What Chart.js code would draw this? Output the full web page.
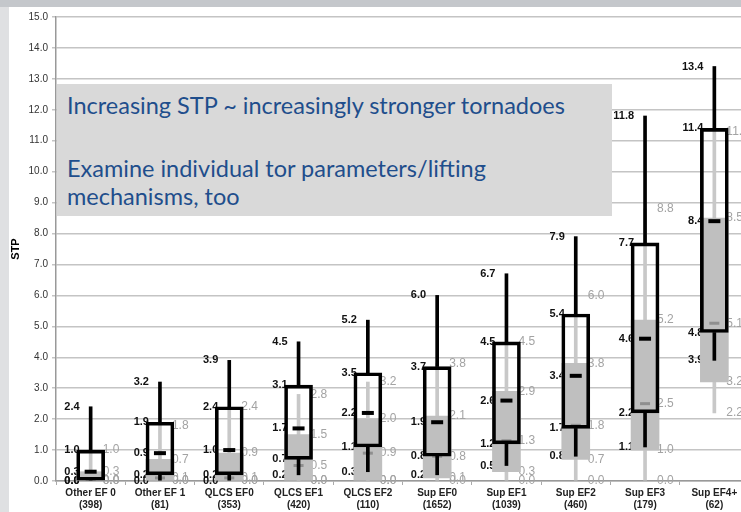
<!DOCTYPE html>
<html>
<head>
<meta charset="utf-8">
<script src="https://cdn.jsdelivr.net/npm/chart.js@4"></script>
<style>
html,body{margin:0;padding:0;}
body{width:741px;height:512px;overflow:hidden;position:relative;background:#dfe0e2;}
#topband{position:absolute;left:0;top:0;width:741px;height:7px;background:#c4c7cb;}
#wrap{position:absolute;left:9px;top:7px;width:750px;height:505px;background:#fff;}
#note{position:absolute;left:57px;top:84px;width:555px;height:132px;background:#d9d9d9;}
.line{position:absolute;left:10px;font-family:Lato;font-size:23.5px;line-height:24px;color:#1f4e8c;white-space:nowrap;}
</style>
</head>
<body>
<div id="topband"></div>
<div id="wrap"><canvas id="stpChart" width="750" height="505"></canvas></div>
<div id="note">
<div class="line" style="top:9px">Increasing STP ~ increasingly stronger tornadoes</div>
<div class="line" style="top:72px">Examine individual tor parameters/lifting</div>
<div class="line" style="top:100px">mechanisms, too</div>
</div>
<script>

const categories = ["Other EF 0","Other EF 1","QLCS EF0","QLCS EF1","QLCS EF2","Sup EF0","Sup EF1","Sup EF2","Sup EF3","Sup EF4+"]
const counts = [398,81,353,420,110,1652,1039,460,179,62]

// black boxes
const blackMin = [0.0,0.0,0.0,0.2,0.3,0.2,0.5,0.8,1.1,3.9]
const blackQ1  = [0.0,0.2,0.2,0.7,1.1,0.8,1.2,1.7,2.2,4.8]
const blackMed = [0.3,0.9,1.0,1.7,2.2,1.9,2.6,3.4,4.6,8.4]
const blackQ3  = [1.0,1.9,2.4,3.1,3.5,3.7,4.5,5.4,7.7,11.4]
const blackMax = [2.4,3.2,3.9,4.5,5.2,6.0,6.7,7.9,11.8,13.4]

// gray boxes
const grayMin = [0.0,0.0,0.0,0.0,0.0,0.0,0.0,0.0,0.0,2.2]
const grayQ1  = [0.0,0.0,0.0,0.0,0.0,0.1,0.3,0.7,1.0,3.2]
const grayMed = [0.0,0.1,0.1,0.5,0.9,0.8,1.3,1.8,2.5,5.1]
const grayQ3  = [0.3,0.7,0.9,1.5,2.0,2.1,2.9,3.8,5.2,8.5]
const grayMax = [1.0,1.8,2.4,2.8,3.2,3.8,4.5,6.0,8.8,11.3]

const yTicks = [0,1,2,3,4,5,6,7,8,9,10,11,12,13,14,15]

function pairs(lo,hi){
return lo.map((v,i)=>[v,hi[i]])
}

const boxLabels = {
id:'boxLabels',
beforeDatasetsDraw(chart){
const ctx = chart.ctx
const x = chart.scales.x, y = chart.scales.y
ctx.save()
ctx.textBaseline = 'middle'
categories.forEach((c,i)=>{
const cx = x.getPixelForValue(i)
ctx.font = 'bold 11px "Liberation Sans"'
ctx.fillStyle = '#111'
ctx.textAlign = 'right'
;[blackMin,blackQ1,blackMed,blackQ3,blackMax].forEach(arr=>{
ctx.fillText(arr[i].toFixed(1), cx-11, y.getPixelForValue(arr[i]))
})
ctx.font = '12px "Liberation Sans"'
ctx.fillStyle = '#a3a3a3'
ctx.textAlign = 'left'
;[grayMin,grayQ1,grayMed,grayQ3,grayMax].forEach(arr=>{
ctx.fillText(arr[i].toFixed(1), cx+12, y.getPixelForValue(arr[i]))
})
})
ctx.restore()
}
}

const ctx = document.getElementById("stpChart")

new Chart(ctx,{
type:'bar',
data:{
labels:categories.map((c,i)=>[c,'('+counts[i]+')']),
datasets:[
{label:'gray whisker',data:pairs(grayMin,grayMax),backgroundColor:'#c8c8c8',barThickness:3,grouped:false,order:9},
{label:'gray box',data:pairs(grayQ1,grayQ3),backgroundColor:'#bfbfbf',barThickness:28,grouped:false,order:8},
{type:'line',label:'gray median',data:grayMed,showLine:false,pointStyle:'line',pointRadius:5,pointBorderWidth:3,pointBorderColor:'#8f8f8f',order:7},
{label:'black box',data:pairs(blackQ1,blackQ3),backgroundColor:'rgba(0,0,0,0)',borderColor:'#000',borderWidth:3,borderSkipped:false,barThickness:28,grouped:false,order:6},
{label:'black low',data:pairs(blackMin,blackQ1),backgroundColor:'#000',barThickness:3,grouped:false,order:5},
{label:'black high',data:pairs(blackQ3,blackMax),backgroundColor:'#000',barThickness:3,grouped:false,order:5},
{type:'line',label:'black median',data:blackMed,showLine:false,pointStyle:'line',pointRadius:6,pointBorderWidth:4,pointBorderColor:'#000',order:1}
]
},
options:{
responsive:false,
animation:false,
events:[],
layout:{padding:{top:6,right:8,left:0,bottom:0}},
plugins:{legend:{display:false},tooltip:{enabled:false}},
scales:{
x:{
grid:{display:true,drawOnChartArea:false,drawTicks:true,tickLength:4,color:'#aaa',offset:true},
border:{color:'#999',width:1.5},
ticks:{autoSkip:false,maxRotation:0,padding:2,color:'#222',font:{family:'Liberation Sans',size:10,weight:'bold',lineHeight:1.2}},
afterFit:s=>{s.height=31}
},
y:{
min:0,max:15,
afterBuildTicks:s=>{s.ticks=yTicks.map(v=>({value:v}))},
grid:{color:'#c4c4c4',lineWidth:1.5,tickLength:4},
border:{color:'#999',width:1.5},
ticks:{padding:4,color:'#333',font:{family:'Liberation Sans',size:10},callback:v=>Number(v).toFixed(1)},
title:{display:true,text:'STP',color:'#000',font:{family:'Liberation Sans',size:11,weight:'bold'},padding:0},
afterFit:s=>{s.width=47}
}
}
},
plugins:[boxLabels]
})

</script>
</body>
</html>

-------------------------

Written request:
Except for the pictures, print the data above exactly.

Task solution:
What Chart.js code would draw this? Output the full web page.
<!DOCTYPE html>
<html>
<head>
<meta charset="utf-8">
<script src="https://cdn.jsdelivr.net/npm/chart.js@4"></script>
<style>
html,body{margin:0;padding:0;}
body{width:741px;height:512px;overflow:hidden;position:relative;background:#dfe0e2;}
#topband{position:absolute;left:0;top:0;width:741px;height:7px;background:#c4c7cb;}
#wrap{position:absolute;left:9px;top:7px;width:750px;height:505px;background:#fff;}
#note{position:absolute;left:57px;top:84px;width:555px;height:132px;background:#d9d9d9;}
.line{position:absolute;left:10px;font-family:Lato;font-size:23.5px;line-height:24px;color:#1f4e8c;white-space:nowrap;}
</style>
</head>
<body>
<div id="topband"></div>
<div id="wrap"><canvas id="stpChart" width="750" height="505"></canvas></div>
<div id="note">
<div class="line" style="top:9px">Increasing STP ~ increasingly stronger tornadoes</div>
<div class="line" style="top:72px">Examine individual tor parameters/lifting</div>
<div class="line" style="top:100px">mechanisms, too</div>
</div>
<script>

const categories = ["Other EF 0","Other EF 1","QLCS EF0","QLCS EF1","QLCS EF2","Sup EF0","Sup EF1","Sup EF2","Sup EF3","Sup EF4+"]
const counts = [398,81,353,420,110,1652,1039,460,179,62]

// black boxes
const blackMin = [0.0,0.0,0.0,0.2,0.3,0.2,0.5,0.8,1.1,3.9]
const blackQ1  = [0.0,0.2,0.2,0.7,1.1,0.8,1.2,1.7,2.2,4.8]
const blackMed = [0.3,0.9,1.0,1.7,2.2,1.9,2.6,3.4,4.6,8.4]
const blackQ3  = [1.0,1.9,2.4,3.1,3.5,3.7,4.5,5.4,7.7,11.4]
const blackMax = [2.4,3.2,3.9,4.5,5.2,6.0,6.7,7.9,11.8,13.4]

// gray boxes
const grayMin = [0.0,0.0,0.0,0.0,0.0,0.0,0.0,0.0,0.0,2.2]
const grayQ1  = [0.0,0.0,0.0,0.0,0.0,0.1,0.3,0.7,1.0,3.2]
const grayMed = [0.0,0.1,0.1,0.5,0.9,0.8,1.3,1.8,2.5,5.1]
const grayQ3  = [0.3,0.7,0.9,1.5,2.0,2.1,2.9,3.8,5.2,8.5]
const grayMax = [1.0,1.8,2.4,2.8,3.2,3.8,4.5,6.0,8.8,11.3]

const yTicks = [0,1,2,3,4,5,6,7,8,9,10,11,12,13,14,15]

function pairs(lo,hi){
return lo.map((v,i)=>[v,hi[i]])
}

const boxLabels = {
id:'boxLabels',
beforeDatasetsDraw(chart){
const ctx = chart.ctx
const x = chart.scales.x, y = chart.scales.y
ctx.save()
ctx.textBaseline = 'middle'
categories.forEach((c,i)=>{
const cx = x.getPixelForValue(i)
ctx.font = 'bold 11px "Liberation Sans"'
ctx.fillStyle = '#111'
ctx.textAlign = 'right'
;[blackMin,blackQ1,blackMed,blackQ3,blackMax].forEach(arr=>{
ctx.fillText(arr[i].toFixed(1), cx-11, y.getPixelForValue(arr[i]))
})
ctx.font = '12px "Liberation Sans"'
ctx.fillStyle = '#a3a3a3'
ctx.textAlign = 'left'
;[grayMin,grayQ1,grayMed,grayQ3,grayMax].forEach(arr=>{
ctx.fillText(arr[i].toFixed(1), cx+12, y.getPixelForValue(arr[i]))
})
})
ctx.restore()
}
}

const ctx = document.getElementById("stpChart")

new Chart(ctx,{
type:'bar',
data:{
labels:categories.map((c,i)=>[c,'('+counts[i]+')']),
datasets:[
{label:'gray whisker',data:pairs(grayMin,grayMax),backgroundColor:'#c8c8c8',barThickness:3,grouped:false,order:9},
{label:'gray box',data:pairs(grayQ1,grayQ3),backgroundColor:'#bfbfbf',barThickness:28,grouped:false,order:8},
{type:'line',label:'gray median',data:grayMed,showLine:false,pointStyle:'line',pointRadius:5,pointBorderWidth:3,pointBorderColor:'#8f8f8f',order:7},
{label:'black box',data:pairs(blackQ1,blackQ3),backgroundColor:'rgba(0,0,0,0)',borderColor:'#000',borderWidth:3,borderSkipped:false,barThickness:28,grouped:false,order:6},
{label:'black low',data:pairs(blackMin,blackQ1),backgroundColor:'#000',barThickness:3,grouped:false,order:5},
{label:'black high',data:pairs(blackQ3,blackMax),backgroundColor:'#000',barThickness:3,grouped:false,order:5},
{type:'line',label:'black median',data:blackMed,showLine:false,pointStyle:'line',pointRadius:6,pointBorderWidth:4,pointBorderColor:'#000',order:1}
]
},
options:{
responsive:false,
animation:false,
events:[],
layout:{padding:{top:6,right:8,left:0,bottom:0}},
plugins:{legend:{display:false},tooltip:{enabled:false}},
scales:{
x:{
grid:{display:true,drawOnChartArea:false,drawTicks:true,tickLength:4,color:'#aaa',offset:true},
border:{color:'#999',width:1.5},
ticks:{autoSkip:false,maxRotation:0,padding:2,color:'#222',font:{family:'Liberation Sans',size:10,weight:'bold',lineHeight:1.2}},
afterFit:s=>{s.height=31}
},
y:{
min:0,max:15,
afterBuildTicks:s=>{s.ticks=yTicks.map(v=>({value:v}))},
grid:{color:'#c4c4c4',lineWidth:1.5,tickLength:4},
border:{color:'#999',width:1.5},
ticks:{padding:4,color:'#333',font:{family:'Liberation Sans',size:10},callback:v=>Number(v).toFixed(1)},
title:{display:true,text:'STP',color:'#000',font:{family:'Liberation Sans',size:11,weight:'bold'},padding:0},
afterFit:s=>{s.width=47}
}
}
},
plugins:[boxLabels]
})

</script>
</body>
</html>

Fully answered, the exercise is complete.